** start RECORDED DATA **

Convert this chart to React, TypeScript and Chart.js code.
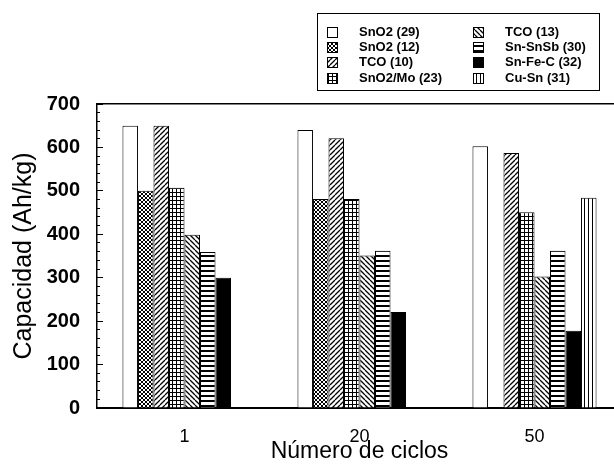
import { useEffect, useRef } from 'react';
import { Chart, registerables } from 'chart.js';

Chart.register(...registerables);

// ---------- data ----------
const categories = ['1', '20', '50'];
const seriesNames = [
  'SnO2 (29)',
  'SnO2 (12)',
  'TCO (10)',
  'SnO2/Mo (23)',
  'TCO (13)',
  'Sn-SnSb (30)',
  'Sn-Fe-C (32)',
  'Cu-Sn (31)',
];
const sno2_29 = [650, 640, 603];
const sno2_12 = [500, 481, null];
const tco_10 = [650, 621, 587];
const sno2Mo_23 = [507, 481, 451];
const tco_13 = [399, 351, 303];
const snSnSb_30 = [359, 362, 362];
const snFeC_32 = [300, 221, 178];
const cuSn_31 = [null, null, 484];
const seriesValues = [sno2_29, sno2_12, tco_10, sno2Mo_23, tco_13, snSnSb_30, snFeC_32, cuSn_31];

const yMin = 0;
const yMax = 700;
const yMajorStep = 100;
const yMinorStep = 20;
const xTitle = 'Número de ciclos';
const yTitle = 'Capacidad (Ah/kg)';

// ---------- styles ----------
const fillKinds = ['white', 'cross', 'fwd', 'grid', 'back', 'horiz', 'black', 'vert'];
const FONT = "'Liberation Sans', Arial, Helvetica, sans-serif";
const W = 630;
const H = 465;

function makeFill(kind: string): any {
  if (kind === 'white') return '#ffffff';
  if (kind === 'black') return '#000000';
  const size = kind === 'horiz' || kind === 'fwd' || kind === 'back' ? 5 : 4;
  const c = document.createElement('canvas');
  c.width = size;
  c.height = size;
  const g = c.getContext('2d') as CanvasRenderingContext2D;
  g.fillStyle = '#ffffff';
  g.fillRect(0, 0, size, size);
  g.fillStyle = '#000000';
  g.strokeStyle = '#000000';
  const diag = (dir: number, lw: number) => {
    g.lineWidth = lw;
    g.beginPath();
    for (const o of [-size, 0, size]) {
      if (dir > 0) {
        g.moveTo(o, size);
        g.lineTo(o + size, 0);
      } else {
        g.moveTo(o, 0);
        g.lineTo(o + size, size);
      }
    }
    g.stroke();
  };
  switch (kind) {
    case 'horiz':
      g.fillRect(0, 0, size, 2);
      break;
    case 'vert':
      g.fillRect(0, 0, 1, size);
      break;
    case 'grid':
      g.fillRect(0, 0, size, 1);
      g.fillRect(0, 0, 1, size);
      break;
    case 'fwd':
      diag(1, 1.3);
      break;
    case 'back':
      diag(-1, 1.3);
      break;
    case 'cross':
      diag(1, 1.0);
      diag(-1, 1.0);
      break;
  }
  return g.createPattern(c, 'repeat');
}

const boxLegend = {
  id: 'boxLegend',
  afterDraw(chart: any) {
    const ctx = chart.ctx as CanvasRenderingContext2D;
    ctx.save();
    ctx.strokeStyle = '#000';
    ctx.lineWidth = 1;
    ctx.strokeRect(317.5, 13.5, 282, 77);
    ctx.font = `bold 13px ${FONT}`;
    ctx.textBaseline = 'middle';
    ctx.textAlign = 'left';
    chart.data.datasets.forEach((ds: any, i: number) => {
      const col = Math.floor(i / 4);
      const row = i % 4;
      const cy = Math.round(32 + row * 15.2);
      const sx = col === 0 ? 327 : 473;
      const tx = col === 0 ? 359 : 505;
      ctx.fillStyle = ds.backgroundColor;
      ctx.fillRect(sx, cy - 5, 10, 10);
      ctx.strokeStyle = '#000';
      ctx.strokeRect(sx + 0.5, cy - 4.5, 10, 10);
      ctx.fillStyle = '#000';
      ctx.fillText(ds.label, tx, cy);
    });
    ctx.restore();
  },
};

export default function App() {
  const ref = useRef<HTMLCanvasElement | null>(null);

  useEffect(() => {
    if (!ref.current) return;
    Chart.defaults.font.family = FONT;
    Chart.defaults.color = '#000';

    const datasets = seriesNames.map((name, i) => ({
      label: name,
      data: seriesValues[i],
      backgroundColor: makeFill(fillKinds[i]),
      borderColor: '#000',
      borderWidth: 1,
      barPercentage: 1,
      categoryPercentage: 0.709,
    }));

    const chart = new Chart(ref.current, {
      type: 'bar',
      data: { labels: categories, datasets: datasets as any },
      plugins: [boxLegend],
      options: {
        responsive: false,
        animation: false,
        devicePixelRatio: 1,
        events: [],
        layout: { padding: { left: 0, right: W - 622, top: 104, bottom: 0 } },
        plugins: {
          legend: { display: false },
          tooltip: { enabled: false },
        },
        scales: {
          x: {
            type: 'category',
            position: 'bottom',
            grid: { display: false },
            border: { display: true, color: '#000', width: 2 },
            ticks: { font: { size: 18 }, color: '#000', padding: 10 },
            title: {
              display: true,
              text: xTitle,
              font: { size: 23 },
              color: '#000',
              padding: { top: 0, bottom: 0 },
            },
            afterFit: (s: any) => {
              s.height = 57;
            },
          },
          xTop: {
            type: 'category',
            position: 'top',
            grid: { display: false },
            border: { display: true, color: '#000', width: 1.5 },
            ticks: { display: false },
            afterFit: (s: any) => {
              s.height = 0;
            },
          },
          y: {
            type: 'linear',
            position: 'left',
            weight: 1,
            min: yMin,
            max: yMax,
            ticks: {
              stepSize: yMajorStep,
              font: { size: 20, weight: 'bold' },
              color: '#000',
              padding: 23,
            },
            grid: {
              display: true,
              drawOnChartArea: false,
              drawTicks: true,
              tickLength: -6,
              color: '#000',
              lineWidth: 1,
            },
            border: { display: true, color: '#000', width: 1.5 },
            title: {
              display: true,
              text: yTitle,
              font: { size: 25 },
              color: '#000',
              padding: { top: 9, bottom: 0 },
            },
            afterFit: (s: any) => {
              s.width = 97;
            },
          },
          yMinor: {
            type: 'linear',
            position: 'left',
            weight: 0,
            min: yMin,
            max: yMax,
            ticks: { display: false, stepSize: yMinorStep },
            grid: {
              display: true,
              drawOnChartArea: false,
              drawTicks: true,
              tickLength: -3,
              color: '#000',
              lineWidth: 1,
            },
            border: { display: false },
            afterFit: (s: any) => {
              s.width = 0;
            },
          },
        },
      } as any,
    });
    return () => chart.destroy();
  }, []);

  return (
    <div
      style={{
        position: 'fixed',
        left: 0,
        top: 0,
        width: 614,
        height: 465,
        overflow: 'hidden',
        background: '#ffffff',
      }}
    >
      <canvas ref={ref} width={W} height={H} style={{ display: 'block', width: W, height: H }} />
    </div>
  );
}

** end RECORDED DATA **

### WRITTEN PROBLEM
All of the material above is to be copied exactly, except for its images.

### SOLVED EXERCISE
Convert this chart to React, TypeScript and Chart.js code.
import { useEffect, useRef } from 'react';
import { Chart, registerables } from 'chart.js';

Chart.register(...registerables);

// ---------- data ----------
const categories = ['1', '20', '50'];
const seriesNames = [
  'SnO2 (29)',
  'SnO2 (12)',
  'TCO (10)',
  'SnO2/Mo (23)',
  'TCO (13)',
  'Sn-SnSb (30)',
  'Sn-Fe-C (32)',
  'Cu-Sn (31)',
];
const sno2_29 = [650, 640, 603];
const sno2_12 = [500, 481, null];
const tco_10 = [650, 621, 587];
const sno2Mo_23 = [507, 481, 451];
const tco_13 = [399, 351, 303];
const snSnSb_30 = [359, 362, 362];
const snFeC_32 = [300, 221, 178];
const cuSn_31 = [null, null, 484];
const seriesValues = [sno2_29, sno2_12, tco_10, sno2Mo_23, tco_13, snSnSb_30, snFeC_32, cuSn_31];

const yMin = 0;
const yMax = 700;
const yMajorStep = 100;
const yMinorStep = 20;
const xTitle = 'Número de ciclos';
const yTitle = 'Capacidad (Ah/kg)';

// ---------- styles ----------
const fillKinds = ['white', 'cross', 'fwd', 'grid', 'back', 'horiz', 'black', 'vert'];
const FONT = "'Liberation Sans', Arial, Helvetica, sans-serif";
const W = 630;
const H = 465;

function makeFill(kind: string): any {
  if (kind === 'white') return '#ffffff';
  if (kind === 'black') return '#000000';
  const size = kind === 'horiz' || kind === 'fwd' || kind === 'back' ? 5 : 4;
  const c = document.createElement('canvas');
  c.width = size;
  c.height = size;
  const g = c.getContext('2d') as CanvasRenderingContext2D;
  g.fillStyle = '#ffffff';
  g.fillRect(0, 0, size, size);
  g.fillStyle = '#000000';
  g.strokeStyle = '#000000';
  const diag = (dir: number, lw: number) => {
    g.lineWidth = lw;
    g.beginPath();
    for (const o of [-size, 0, size]) {
      if (dir > 0) {
        g.moveTo(o, size);
        g.lineTo(o + size, 0);
      } else {
        g.moveTo(o, 0);
        g.lineTo(o + size, size);
      }
    }
    g.stroke();
  };
  switch (kind) {
    case 'horiz':
      g.fillRect(0, 0, size, 2);
      break;
    case 'vert':
      g.fillRect(0, 0, 1, size);
      break;
    case 'grid':
      g.fillRect(0, 0, size, 1);
      g.fillRect(0, 0, 1, size);
      break;
    case 'fwd':
      diag(1, 1.3);
      break;
    case 'back':
      diag(-1, 1.3);
      break;
    case 'cross':
      diag(1, 1.0);
      diag(-1, 1.0);
      break;
  }
  return g.createPattern(c, 'repeat');
}

const boxLegend = {
  id: 'boxLegend',
  afterDraw(chart: any) {
    const ctx = chart.ctx as CanvasRenderingContext2D;
    ctx.save();
    ctx.strokeStyle = '#000';
    ctx.lineWidth = 1;
    ctx.strokeRect(317.5, 13.5, 282, 77);
    ctx.font = `bold 13px ${FONT}`;
    ctx.textBaseline = 'middle';
    ctx.textAlign = 'left';
    chart.data.datasets.forEach((ds: any, i: number) => {
      const col = Math.floor(i / 4);
      const row = i % 4;
      const cy = Math.round(32 + row * 15.2);
      const sx = col === 0 ? 327 : 473;
      const tx = col === 0 ? 359 : 505;
      ctx.fillStyle = ds.backgroundColor;
      ctx.fillRect(sx, cy - 5, 10, 10);
      ctx.strokeStyle = '#000';
      ctx.strokeRect(sx + 0.5, cy - 4.5, 10, 10);
      ctx.fillStyle = '#000';
      ctx.fillText(ds.label, tx, cy);
    });
    ctx.restore();
  },
};

export default function App() {
  const ref = useRef<HTMLCanvasElement | null>(null);

  useEffect(() => {
    if (!ref.current) return;
    Chart.defaults.font.family = FONT;
    Chart.defaults.color = '#000';

    const datasets = seriesNames.map((name, i) => ({
      label: name,
      data: seriesValues[i],
      backgroundColor: makeFill(fillKinds[i]),
      borderColor: '#000',
      borderWidth: 1,
      barPercentage: 1,
      categoryPercentage: 0.709,
    }));

    const chart = new Chart(ref.current, {
      type: 'bar',
      data: { labels: categories, datasets: datasets as any },
      plugins: [boxLegend],
      options: {
        responsive: false,
        animation: false,
        devicePixelRatio: 1,
        events: [],
        layout: { padding: { left: 0, right: W - 622, top: 104, bottom: 0 } },
        plugins: {
          legend: { display: false },
          tooltip: { enabled: false },
        },
        scales: {
          x: {
            type: 'category',
            position: 'bottom',
            grid: { display: false },
            border: { display: true, color: '#000', width: 2 },
            ticks: { font: { size: 18 }, color: '#000', padding: 10 },
            title: {
              display: true,
              text: xTitle,
              font: { size: 23 },
              color: '#000',
              padding: { top: 0, bottom: 0 },
            },
            afterFit: (s: any) => {
              s.height = 57;
            },
          },
          xTop: {
            type: 'category',
            position: 'top',
            grid: { display: false },
            border: { display: true, color: '#000', width: 1.5 },
            ticks: { display: false },
            afterFit: (s: any) => {
              s.height = 0;
            },
          },
          y: {
            type: 'linear',
            position: 'left',
            weight: 1,
            min: yMin,
            max: yMax,
            ticks: {
              stepSize: yMajorStep,
              font: { size: 20, weight: 'bold' },
              color: '#000',
              padding: 23,
            },
            grid: {
              display: true,
              drawOnChartArea: false,
              drawTicks: true,
              tickLength: -6,
              color: '#000',
              lineWidth: 1,
            },
            border: { display: true, color: '#000', width: 1.5 },
            title: {
              display: true,
              text: yTitle,
              font: { size: 25 },
              color: '#000',
              padding: { top: 9, bottom: 0 },
            },
            afterFit: (s: any) => {
              s.width = 97;
            },
          },
          yMinor: {
            type: 'linear',
            position: 'left',
            weight: 0,
            min: yMin,
            max: yMax,
            ticks: { display: false, stepSize: yMinorStep },
            grid: {
              display: true,
              drawOnChartArea: false,
              drawTicks: true,
              tickLength: -3,
              color: '#000',
              lineWidth: 1,
            },
            border: { display: false },
            afterFit: (s: any) => {
              s.width = 0;
            },
          },
        },
      } as any,
    });
    return () => chart.destroy();
  }, []);

  return (
    <div
      style={{
        position: 'fixed',
        left: 0,
        top: 0,
        width: 614,
        height: 465,
        overflow: 'hidden',
        background: '#ffffff',
      }}
    >
      <canvas ref={ref} width={W} height={H} style={{ display: 'block', width: W, height: H }} />
    </div>
  );
}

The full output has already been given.